## Work required
All lines holding the string "with" are to be shown.

## Supplied information
============================================================

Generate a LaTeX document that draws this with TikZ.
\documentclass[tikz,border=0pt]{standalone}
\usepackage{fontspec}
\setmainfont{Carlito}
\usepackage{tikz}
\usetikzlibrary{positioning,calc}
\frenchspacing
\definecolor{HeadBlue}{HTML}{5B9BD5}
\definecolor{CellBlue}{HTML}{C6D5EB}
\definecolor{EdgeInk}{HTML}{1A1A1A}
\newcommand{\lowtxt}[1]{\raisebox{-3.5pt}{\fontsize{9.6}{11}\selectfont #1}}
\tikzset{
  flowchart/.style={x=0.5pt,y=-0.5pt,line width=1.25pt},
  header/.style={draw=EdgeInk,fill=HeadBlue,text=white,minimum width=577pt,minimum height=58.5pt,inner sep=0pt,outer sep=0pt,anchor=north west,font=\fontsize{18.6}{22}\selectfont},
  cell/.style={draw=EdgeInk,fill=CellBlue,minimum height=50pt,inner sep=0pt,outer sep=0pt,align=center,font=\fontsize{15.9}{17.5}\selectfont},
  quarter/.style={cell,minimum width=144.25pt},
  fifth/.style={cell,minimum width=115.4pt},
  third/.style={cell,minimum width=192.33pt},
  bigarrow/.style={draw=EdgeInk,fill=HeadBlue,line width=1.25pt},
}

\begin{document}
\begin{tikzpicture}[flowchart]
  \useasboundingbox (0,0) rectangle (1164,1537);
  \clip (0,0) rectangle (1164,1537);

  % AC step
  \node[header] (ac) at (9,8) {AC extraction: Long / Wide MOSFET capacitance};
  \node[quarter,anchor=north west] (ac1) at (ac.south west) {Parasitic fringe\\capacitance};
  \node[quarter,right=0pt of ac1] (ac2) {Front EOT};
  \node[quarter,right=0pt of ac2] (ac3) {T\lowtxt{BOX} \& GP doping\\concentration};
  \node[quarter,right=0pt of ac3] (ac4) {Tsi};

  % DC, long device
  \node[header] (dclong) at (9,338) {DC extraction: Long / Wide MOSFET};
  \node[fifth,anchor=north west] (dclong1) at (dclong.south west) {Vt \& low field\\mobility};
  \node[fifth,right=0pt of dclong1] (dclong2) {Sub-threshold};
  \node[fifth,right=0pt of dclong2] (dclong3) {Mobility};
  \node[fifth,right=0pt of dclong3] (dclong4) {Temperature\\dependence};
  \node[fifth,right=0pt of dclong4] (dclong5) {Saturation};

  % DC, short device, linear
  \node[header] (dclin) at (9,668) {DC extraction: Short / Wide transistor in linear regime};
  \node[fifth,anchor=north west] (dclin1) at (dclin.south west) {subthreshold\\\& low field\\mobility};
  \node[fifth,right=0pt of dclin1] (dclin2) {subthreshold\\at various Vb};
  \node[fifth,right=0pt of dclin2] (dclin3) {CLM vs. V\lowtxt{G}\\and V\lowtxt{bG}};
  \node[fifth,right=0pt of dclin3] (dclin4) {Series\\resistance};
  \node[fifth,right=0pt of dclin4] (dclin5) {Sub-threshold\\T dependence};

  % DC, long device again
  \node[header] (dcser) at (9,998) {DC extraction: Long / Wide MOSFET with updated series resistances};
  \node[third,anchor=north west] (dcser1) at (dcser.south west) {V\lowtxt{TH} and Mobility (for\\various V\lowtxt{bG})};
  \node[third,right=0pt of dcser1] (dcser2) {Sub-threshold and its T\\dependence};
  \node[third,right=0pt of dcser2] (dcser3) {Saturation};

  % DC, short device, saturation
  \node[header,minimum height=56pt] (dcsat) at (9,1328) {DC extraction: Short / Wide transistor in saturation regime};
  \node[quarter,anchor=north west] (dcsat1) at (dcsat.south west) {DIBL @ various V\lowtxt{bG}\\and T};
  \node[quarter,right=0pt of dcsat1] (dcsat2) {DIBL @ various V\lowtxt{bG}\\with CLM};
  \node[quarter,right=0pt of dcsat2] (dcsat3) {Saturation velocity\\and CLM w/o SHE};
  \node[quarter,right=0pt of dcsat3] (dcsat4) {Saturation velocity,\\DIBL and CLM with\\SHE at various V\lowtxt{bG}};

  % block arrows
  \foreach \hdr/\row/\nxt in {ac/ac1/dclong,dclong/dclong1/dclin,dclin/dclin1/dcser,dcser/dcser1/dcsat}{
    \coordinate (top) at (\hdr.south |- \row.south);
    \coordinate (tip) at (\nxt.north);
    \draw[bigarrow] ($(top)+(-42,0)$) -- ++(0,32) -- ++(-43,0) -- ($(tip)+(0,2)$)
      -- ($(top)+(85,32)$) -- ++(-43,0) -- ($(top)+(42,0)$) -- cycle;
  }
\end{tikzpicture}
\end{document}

============================================================

## Result
Generate a LaTeX document that draws this with TikZ.
  \node[header] (dcser) at (9,998) {DC extraction: Long / Wide MOSFET with updated series resistances};
  \node[quarter,right=0pt of dcsat1] (dcsat2) {DIBL @ various V\lowtxt{bG}\\with CLM};
  \node[quarter,right=0pt of dcsat3] (dcsat4) {Saturation velocity,\\DIBL and CLM with\\SHE at various V\lowtxt{bG}};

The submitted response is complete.